I know if I were going to break into a government weapons cache, and the guards could only be defeated with Calculus... I'd bring a friend along.
amazingrobots:
Oh no, it's not for two player characters - it's for two players total. One GM, one player.
There's four stats which are plugged into a variety of moves. "When you want to __________, then roll ___________", for example. The moves are very broad:
- Going into danger
- Trade a few blows in combat
- Learn something about a person, place, or thing
- Cast a spell
- Persuade someone of something
- Sneak around or go unnoticed.
Whenever the player wants to do one of those things, they find the stat listed for that move (for example, the move for going into danger is called "Face certain doom," and when you do that, you roll Courage).
So when the player says they want to do something, they say something specific: "I want to slip around the corner without the guard noticing," and the GM then interprets that broadly, as it applies to the moves above. Go unnoticed, obviously, but it could also be going into danger, or even a combination of the two. It the player does something that falls under the purview of one of the moves, they roll for it. If they do something not related to any of the moves, then they don't roll for it. Usually it just happens.

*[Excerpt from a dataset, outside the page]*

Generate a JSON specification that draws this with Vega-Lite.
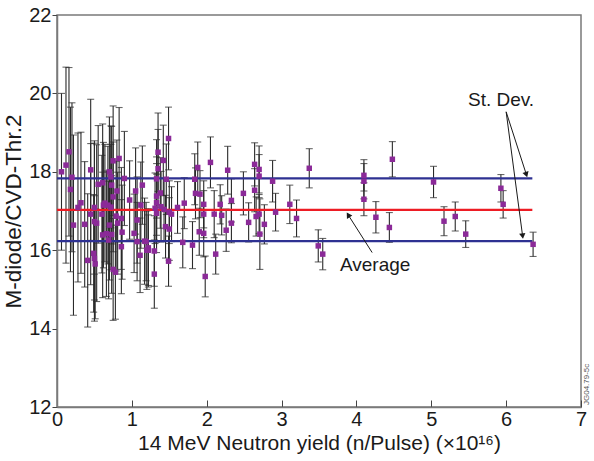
{
  "$schema": "https://vega.github.io/schema/vega-lite/v6.json",
  "width": 524,
  "height": 392,
  "autosize": {"type": "none"},
  "padding": {"left": 57, "top": 15, "right": 13, "bottom": 54},
  "background": "white",
  "config": {
    "font": "Liberation Sans",
    "view": {"stroke": "#7a7a7a", "strokeWidth": 1.5},
    "axis": {
      "grid": false,
      "domainColor": "#7a7a7a",
      "domainWidth": 1.5,
      "tickColor": "#444",
      "labelFont": "Liberation Sans",
      "titleFont": "Liberation Sans",
      "labelFontSize": 20,
      "titleFontSize": 21,
      "labelColor": "#1a1a1a",
      "titleColor": "#1a1a1a",
      "titleFontWeight": "normal"
    }
  },
  "datasets": {
    "shots": [
      {"n": 0.06, "r": 18.0, "e": 2.0},
      {"n": 0.12, "r": 18.17, "e": 2.5},
      {"n": 0.16, "r": 18.51, "e": 2.15},
      {"n": 0.2, "r": 17.86, "e": 1.9},
      {"n": 0.18, "r": 17.55, "e": 2.1},
      {"n": 0.22, "r": 16.64, "e": 2.3},
      {"n": 0.28, "r": 17.09, "e": 1.9},
      {"n": 0.32, "r": 17.21, "e": 1.8},
      {"n": 0.37, "r": 16.66, "e": 1.6},
      {"n": 0.41, "r": 15.74, "e": 1.7},
      {"n": 0.45, "r": 18.05, "e": 1.8},
      {"n": 0.45, "r": 16.92, "e": 1.8},
      {"n": 0.5, "r": 17.09, "e": 1.7},
      {"n": 0.5, "r": 16.73, "e": 2.0},
      {"n": 0.53, "r": 16.69, "e": 2.0},
      {"n": 0.49, "r": 15.92, "e": 1.5},
      {"n": 0.5, "r": 15.79, "e": 1.6},
      {"n": 0.51, "r": 15.65, "e": 1.4},
      {"n": 0.55, "r": 17.68, "e": 1.5},
      {"n": 0.61, "r": 17.72, "e": 1.5},
      {"n": 0.62, "r": 17.15, "e": 1.6},
      {"n": 0.6, "r": 16.92, "e": 1.5},
      {"n": 0.61, "r": 16.39, "e": 1.6},
      {"n": 0.7, "r": 18.0, "e": 1.4},
      {"n": 0.72, "r": 17.87, "e": 1.3},
      {"n": 0.73, "r": 17.66, "e": 1.5},
      {"n": 0.75, "r": 18.28, "e": 1.4},
      {"n": 0.83, "r": 18.34, "e": 1.3},
      {"n": 0.8, "r": 17.51, "e": 1.3},
      {"n": 0.75, "r": 17.36, "e": 1.4},
      {"n": 0.9, "r": 17.83, "e": 1.2},
      {"n": 0.68, "r": 17.15, "e": 1.5},
      {"n": 0.72, "r": 17.1, "e": 1.6},
      {"n": 0.64, "r": 17.2, "e": 1.5},
      {"n": 0.79, "r": 16.87, "e": 1.4},
      {"n": 0.86, "r": 16.81, "e": 1.3},
      {"n": 0.81, "r": 16.69, "e": 1.3},
      {"n": 0.7, "r": 16.64, "e": 1.4},
      {"n": 0.87, "r": 16.46, "e": 1.2},
      {"n": 0.66, "r": 16.42, "e": 1.6},
      {"n": 0.73, "r": 16.4, "e": 1.5},
      {"n": 0.69, "r": 16.26, "e": 1.5},
      {"n": 0.86, "r": 16.09, "e": 1.2},
      {"n": 0.75, "r": 15.51, "e": 1.3},
      {"n": 0.78, "r": 15.44, "e": 1.2},
      {"n": 0.97, "r": 17.28, "e": 1.0},
      {"n": 1.05, "r": 17.51, "e": 1.1},
      {"n": 1.14, "r": 17.66, "e": 1.0},
      {"n": 1.12, "r": 17.15, "e": 1.1},
      {"n": 1.07, "r": 16.77, "e": 1.1},
      {"n": 1.03, "r": 16.43, "e": 1.0},
      {"n": 1.07, "r": 16.22, "e": 1.0},
      {"n": 1.17, "r": 16.23, "e": 1.1},
      {"n": 1.22, "r": 16.06, "e": 1.0},
      {"n": 1.11, "r": 15.87, "e": 0.95},
      {"n": 1.19, "r": 16.22, "e": 1.0},
      {"n": 1.2, "r": 16.0, "e": 1.0},
      {"n": 1.22, "r": 16.0, "e": 0.9},
      {"n": 1.3, "r": 15.98, "e": 0.9},
      {"n": 1.3, "r": 15.39, "e": 0.87},
      {"n": 1.33, "r": 17.82, "e": 1.0},
      {"n": 1.35, "r": 18.08, "e": 1.0},
      {"n": 1.35, "r": 18.5, "e": 1.0},
      {"n": 1.42, "r": 18.29, "e": 0.9},
      {"n": 1.49, "r": 18.85, "e": 0.8},
      {"n": 1.46, "r": 17.81, "e": 0.9},
      {"n": 1.33, "r": 17.38, "e": 1.0},
      {"n": 1.38, "r": 17.46, "e": 0.9},
      {"n": 1.33, "r": 17.21, "e": 1.0},
      {"n": 1.31, "r": 17.07, "e": 0.9},
      {"n": 1.39, "r": 17.11, "e": 0.9},
      {"n": 1.43, "r": 17.04, "e": 0.8},
      {"n": 1.33, "r": 16.94, "e": 1.0},
      {"n": 1.5, "r": 16.97, "e": 0.8},
      {"n": 1.53, "r": 16.92, "e": 0.7},
      {"n": 1.61, "r": 17.09, "e": 0.66},
      {"n": 1.7, "r": 17.2, "e": 0.65},
      {"n": 1.45, "r": 16.6, "e": 0.8},
      {"n": 1.5, "r": 16.54, "e": 0.8},
      {"n": 1.49, "r": 15.72, "e": 0.64},
      {"n": 1.68, "r": 16.2, "e": 0.65},
      {"n": 1.81, "r": 16.13, "e": 0.6},
      {"n": 1.84, "r": 17.81, "e": 0.65},
      {"n": 1.85, "r": 17.45, "e": 0.65},
      {"n": 1.88, "r": 18.11, "e": 0.65},
      {"n": 1.9, "r": 16.47, "e": 0.6},
      {"n": 1.91, "r": 17.43, "e": 0.6},
      {"n": 1.96, "r": 17.17, "e": 0.6},
      {"n": 1.96, "r": 16.92, "e": 0.6},
      {"n": 1.96, "r": 16.43, "e": 0.6},
      {"n": 1.98, "r": 15.33, "e": 0.52},
      {"n": 2.05, "r": 18.24, "e": 0.65},
      {"n": 2.1, "r": 16.92, "e": 0.6},
      {"n": 2.12, "r": 15.9, "e": 0.51},
      {"n": 2.18, "r": 17.17, "e": 0.5},
      {"n": 2.2, "r": 16.89, "e": 0.5},
      {"n": 2.26, "r": 16.51, "e": 0.54},
      {"n": 2.28, "r": 18.04, "e": 0.61},
      {"n": 2.33, "r": 17.27, "e": 0.55},
      {"n": 2.33, "r": 16.69, "e": 0.5},
      {"n": 2.49, "r": 17.45, "e": 0.55},
      {"n": 2.56, "r": 16.71, "e": 0.5},
      {"n": 2.64, "r": 18.19, "e": 0.55},
      {"n": 2.64, "r": 17.53, "e": 0.55},
      {"n": 2.66, "r": 16.86, "e": 0.5},
      {"n": 2.7, "r": 18.06, "e": 0.6},
      {"n": 2.7, "r": 17.89, "e": 0.55},
      {"n": 2.7, "r": 16.92, "e": 0.5},
      {"n": 2.71, "r": 16.41, "e": 0.9},
      {"n": 2.77, "r": 16.66, "e": 0.5},
      {"n": 2.88, "r": 17.76, "e": 0.53},
      {"n": 2.92, "r": 16.97, "e": 0.48},
      {"n": 3.11, "r": 17.17, "e": 0.49},
      {"n": 3.2, "r": 16.81, "e": 0.47},
      {"n": 3.37, "r": 18.09, "e": 0.5},
      {"n": 3.49, "r": 16.11, "e": 0.41},
      {"n": 3.55, "r": 15.9, "e": 0.4},
      {"n": 4.1, "r": 17.91, "e": 0.4},
      {"n": 4.1, "r": 17.76, "e": 0.45},
      {"n": 4.1, "r": 17.3, "e": 0.42},
      {"n": 4.26, "r": 16.84, "e": 0.4},
      {"n": 4.44, "r": 16.58, "e": 0.38},
      {"n": 4.48, "r": 18.32, "e": 0.45},
      {"n": 5.03, "r": 17.74, "e": 0.4},
      {"n": 5.17, "r": 16.74, "e": 0.37},
      {"n": 5.32, "r": 16.86, "e": 0.37},
      {"n": 5.46, "r": 16.41, "e": 0.34},
      {"n": 5.93, "r": 17.58, "e": 0.35},
      {"n": 5.96, "r": 17.17, "e": 0.35},
      {"n": 6.36, "r": 16.15, "e": 0.31}
    ],
    "levels": [
      {"n": 0, "n2": 6.35, "r": 17.83, "kind": "St. Dev. (upper)"},
      {"n": 0, "n2": 6.35, "r": 16.23, "kind": "St. Dev. (lower)"},
      {"n": 0, "n2": 6.35, "r": 17.03, "kind": "Average"}
    ],
    "arrows": [
      {"id": "sd1", "n": 6.0, "r": 19.53, "n2": 6.27, "r2": 17.93},
      {"id": "sd2", "n": 6.0, "r": 19.53, "n2": 6.22, "r2": 16.36},
      {"id": "avg", "n": 4.21, "r": 15.94, "n2": 3.89, "r2": 16.9}
    ],
    "labels": [
      {"n": 5.49, "r": 19.83, "text": "St. Dev."},
      {"n": 3.78, "r": 15.62, "text": "Average"}
    ],
    "stamp": [
      {"n": 7.08, "r": 12.05, "text": "JG04.79-5c"}
    ]
  },
  "encoding": {
    "x": {
      "field": "n",
      "type": "quantitative",
      "scale": {"domain": [0, 7], "nice": false, "zero": false},
      "axis": {
        "title": "14 MeV Neutron yield (n/Pulse) (×10¹⁶)",
        "values": [0, 1, 2, 3, 4, 5, 6, 7],
        "tickSize": -7,
        "labelPadding": 9,
        "titlePadding": 3,
        "labelFlush": false
      }
    },
    "y": {
      "field": "r",
      "type": "quantitative",
      "scale": {"domain": [12, 22], "nice": false, "zero": false},
      "axis": {
        "title": "M-diode/CVD-Thr.2",
        "titleFontSize": 22.5,
        "values": [12, 14, 16, 18, 20, 22],
        "tickSize": 5,
        "labelPadding": 1,
        "titlePadding": 3,
        "labelFlush": false
      }
    }
  },
  "layer": [
    {
      "data": {"name": "shots"},
      "mark": {"type": "errorbar", "ticks": {"size": 7}, "color": "#2a2a2a", "thickness": 1.1},
      "encoding": {"yError": {"field": "e"}}
    },
    {
      "data": {"name": "levels"},
      "mark": {"type": "rule", "strokeWidth": 2.2},
      "encoding": {
        "x2": {"field": "n2"},
        "color": {
          "field": "kind",
          "type": "nominal",
          "scale": {"domain": ["St. Dev. (upper)", "St. Dev. (lower)", "Average"], "range": ["#2e3192", "#2e3192", "#ed1c24"]},
          "legend": null
        }
      }
    },
    {
      "data": {"name": "shots"},
      "mark": {"type": "square", "size": 30, "color": "#8b2a98", "opacity": 1, "filled": true}
    },
    {
      "data": {"name": "arrows"},
      "mark": {"type": "rule", "strokeWidth": 1, "color": "#1a1a1a"},
      "encoding": {"x2": {"field": "n2"}, "y2": {"field": "r2"}}
    },
    {
      "data": {"name": "arrows"},
      "transform": [{"filter": "datum.id === 'sd1'"}],
      "mark": {"type": "point", "shape": "triangle-down", "filled": true, "size": 40, "angle": 342, "color": "#1a1a1a", "opacity": 1},
      "encoding": {"x": {"field": "n2", "type": "quantitative"}, "y": {"field": "r2", "type": "quantitative"}}
    },
    {
      "data": {"name": "arrows"},
      "transform": [{"filter": "datum.id === 'sd2'"}],
      "mark": {"type": "point", "shape": "triangle-down", "filled": true, "size": 40, "angle": 352, "color": "#1a1a1a", "opacity": 1},
      "encoding": {"x": {"field": "n2", "type": "quantitative"}, "y": {"field": "r2", "type": "quantitative"}}
    },
    {
      "data": {"name": "arrows"},
      "transform": [{"filter": "datum.id === 'avg'"}],
      "mark": {"type": "point", "shape": "triangle-up", "filled": true, "size": 40, "angle": 328, "color": "#1a1a1a", "opacity": 1},
      "encoding": {"x": {"field": "n2", "type": "quantitative"}, "y": {"field": "r2", "type": "quantitative"}}
    },
    {
      "data": {"name": "labels"},
      "mark": {"type": "text", "align": "left", "baseline": "middle", "fontSize": 19, "color": "#1a1a1a", "font": "Liberation Sans"},
      "encoding": {"text": {"field": "text"}}
    },
    {
      "data": {"name": "stamp"},
      "mark": {"type": "text", "align": "left", "baseline": "middle", "angle": 270, "fontSize": 8, "color": "#555", "font": "Liberation Sans"},
      "encoding": {"text": {"field": "text"}}
    }
  ]
}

"I move the boulder" - Okay, great, it's moved. But compare that to...
"The giant scorpion is bearing down on me? I try to move the boulder to get out of the way" - This is going into danger, because it's dangerous to try and spend time moving this boulder with a big scorpion about to getcha.
The moves are meant to broadly cover the important and dramatic things the player wants to do, with wiggle room to adapt. If the GM decides it's necessary, she can make a custom move, which is a move invented on the spot just for a specific circumstance.
The problem that came along with the d4 as a weakness was when you take, let's say, Courage as your d4 stat, you're making every move that involves Courage suddenly become a problem. It's not that there's a weakness - it's how that weakness influences several different aspects of the character that was the problem.